-- Start RAW DATA --

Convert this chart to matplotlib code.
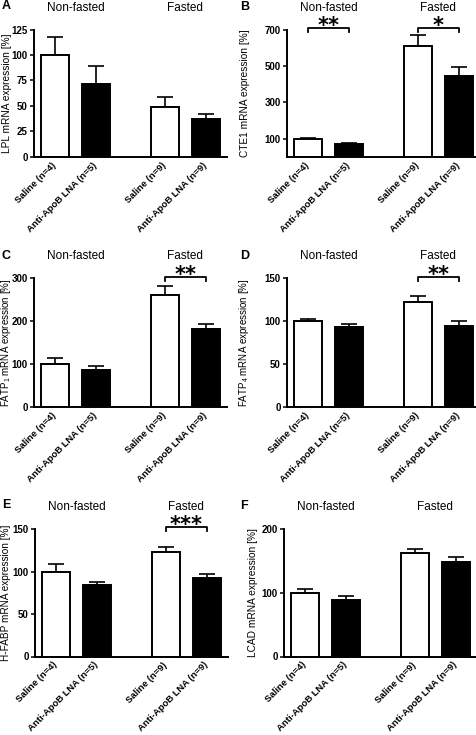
import matplotlib
matplotlib.use("Agg")
import matplotlib.pyplot as plt
import matplotlib.transforms as mtransforms
import numpy as np

plt.rcParams['font.family'] = ['Liberation Sans', 'DejaVu Sans']
plt.rcParams['mathtext.fontset'] = 'custom'
plt.rcParams['mathtext.rm'] = 'Liberation Sans'

groups = ['Saline (n=4)', 'Anti-ApoB LNA (n=5)', 'Saline (n=9)', 'Anti-ApoB LNA (n=9)']
group_titles = ['Non-fasted', 'Fasted']

lpl_mean = [100, 71, 49, 37]
lpl_sem = [18, 18, 10, 5]
cte1_mean = [100, 71, 607, 444]
cte1_sem = [2, 4, 61, 49]
fatp1_mean = [100, 86.5, 261, 182]
fatp1_sem = [13, 8, 22, 10.5]
fatp4_mean = [100, 93.5, 122.7, 94.7]
fatp4_sem = [3, 3.5, 7, 6]
hfabp_mean = [100, 84, 123, 92.5]
hfabp_sem = [9, 4, 6, 4]
lcad_mean = [100, 89, 162, 148]
lcad_sem = [6.3, 5.3, 6.2, 7.3]

ylabels = ['LPL mRNA expression [%]', 'CTE1 mRNA expression [%]',
           r'FATP$_{\mathregular{1}}$ mRNA expression [%]',
           r'FATP$_{\mathregular{4}}$ mRNA expression [%]',
           'H-FABP mRNA expression [%]', 'LCAD mRNA expression [%]']
yticks_list = [[0, 25, 50, 75, 100, 125], [100, 300, 500, 700], [0, 100, 200, 300],
               [0, 50, 100, 150], [0, 50, 100, 150], [0, 100, 200]]
ylims = [125, 700, 300, 150, 150, 200]
letters = ['A', 'B', 'C', 'D', 'E', 'F']
means = [lpl_mean, cte1_mean, fatp1_mean, fatp4_mean, hfabp_mean, lcad_mean]
sems = [lpl_sem, cte1_sem, fatp1_sem, fatp4_sem, hfabp_sem, lcad_sem]
sig = [[], [(0, 1, '**'), (2, 3, '*')], [(2, 3, '**')], [(2, 3, '**')], [(2, 3, '***')], []]

W, H = 477, 735
fig = plt.figure(figsize=(W / 100, H / 100), dpi=100)

# layout in pixels: (left, top, bottom, ylabel_right_x, letter_x, letter_y, ylabel_size)
boxes = [(34, 29.5, 156.7, 12.5, 2, 6, 7.3), (287, 29.5, 156.7, 250, 240, 7, 7.3),
         (34, 278.3, 406.7, 13, 2, 256, 7.0), (287, 278.3, 406.7, 251, 240, 256, 7.0),
         (35, 529, 656.5, 11.5, 2, 505, 7.2), (284, 529, 656.5, 258, 240, 506, 7.3)]
axw = 193

xpos = np.array([0, 1, 2.68, 3.68])
bw = 0.68
fills = ['white', 'black', 'white', 'black']

for i in range(6):
    left, top, bottom, ylx, lx, ly, ylsize = boxes[i]
    ax = fig.add_axes([left / W, (H - bottom) / H, axw / W, (bottom - top) / H])
    m = means[i]
    s = sems[i]
    ax.bar(xpos, m, width=bw, color=fills, edgecolor='black', linewidth=1.4, zorder=2)
    ax.errorbar(xpos, m, yerr=[np.zeros(4), s], fmt='none', ecolor='black',
                elinewidth=1.2, capsize=5.5, capthick=1.2, zorder=1)
    ax.set_xlim(-0.51, 4.2)
    ax.set_ylim(0, ylims[i])
    ax.set_yticks(yticks_list[i])
    ax.set_yticklabels([str(t) for t in yticks_list[i]], fontsize=7, fontweight='bold')
    ax.set_xticks(xpos)
    ax.set_xticklabels(groups, rotation=45, ha='right', va='center',
                       rotation_mode='anchor', fontsize=6.8, fontweight='bold')
    ax.tick_params(axis='x', length=0, pad=5)
    ax.tick_params(axis='y', length=3, width=1.1, pad=1.5)
    for sp in ['top', 'right']:
        ax.spines[sp].set_visible(False)
    for sp in ['left', 'bottom']:
        ax.spines[sp].set_linewidth(1.4)
    ax.set_ylabel(ylabels[i], fontsize=ylsize)
    ax.yaxis.set_label_coords(ylx / W, 0.5,
                              transform=mtransforms.blended_transform_factory(fig.transFigure, ax.transAxes))
    tr = mtransforms.blended_transform_factory(ax.transData, ax.transAxes)
    tr_title = tr + mtransforms.ScaledTranslation(0, 22 / 100, fig.dpi_scale_trans)
    ax.text((xpos[0] + xpos[1]) / 2, 1.0, group_titles[0], transform=tr_title,
            ha='center', va='center', fontsize=8.5)
    ax.text((xpos[2] + xpos[3]) / 2, 1.0, group_titles[1], transform=tr_title,
            ha='center', va='center', fontsize=8.5)
    fig.text(lx / W, 1 - ly / H, letters[i], ha='left', va='center',
             fontsize=9, fontweight='bold')
    drop = 4 / (bottom - top)
    for a, b, st in sig[i]:
        ybr = 1.012
        ax.plot([xpos[a], xpos[a], xpos[b], xpos[b]], [ybr - drop, ybr, ybr, ybr - drop],
                transform=tr, color='black', linewidth=1.3, clip_on=False)
        ax.text((xpos[a] + xpos[b]) / 2, ybr, st, transform=tr + mtransforms.ScaledTranslation(
            0, -4 / 100, fig.dpi_scale_trans), ha='center', va='baseline',
            fontsize=15, fontweight='bold', family='DejaVu Sans')

fig.savefig('out.png', dpi=100)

-- End RAW DATA --

* [EXERCISE PROMPT] Write out the lines from the start of the material to the line with "plt.rcParams['mathtext.rm'] = 'Liberation", inclusive and exactly. Skip the pictures.

* [EXPECTED ANSWER]
Convert this chart to matplotlib code.
import matplotlib
matplotlib.use("Agg")
import matplotlib.pyplot as plt
import matplotlib.transforms as mtransforms
import numpy as np

plt.rcParams['font.family'] = ['Liberation Sans', 'DejaVu Sans']
plt.rcParams['mathtext.fontset'] = 'custom'
plt.rcParams['mathtext.rm'] = 'Liberation Sans'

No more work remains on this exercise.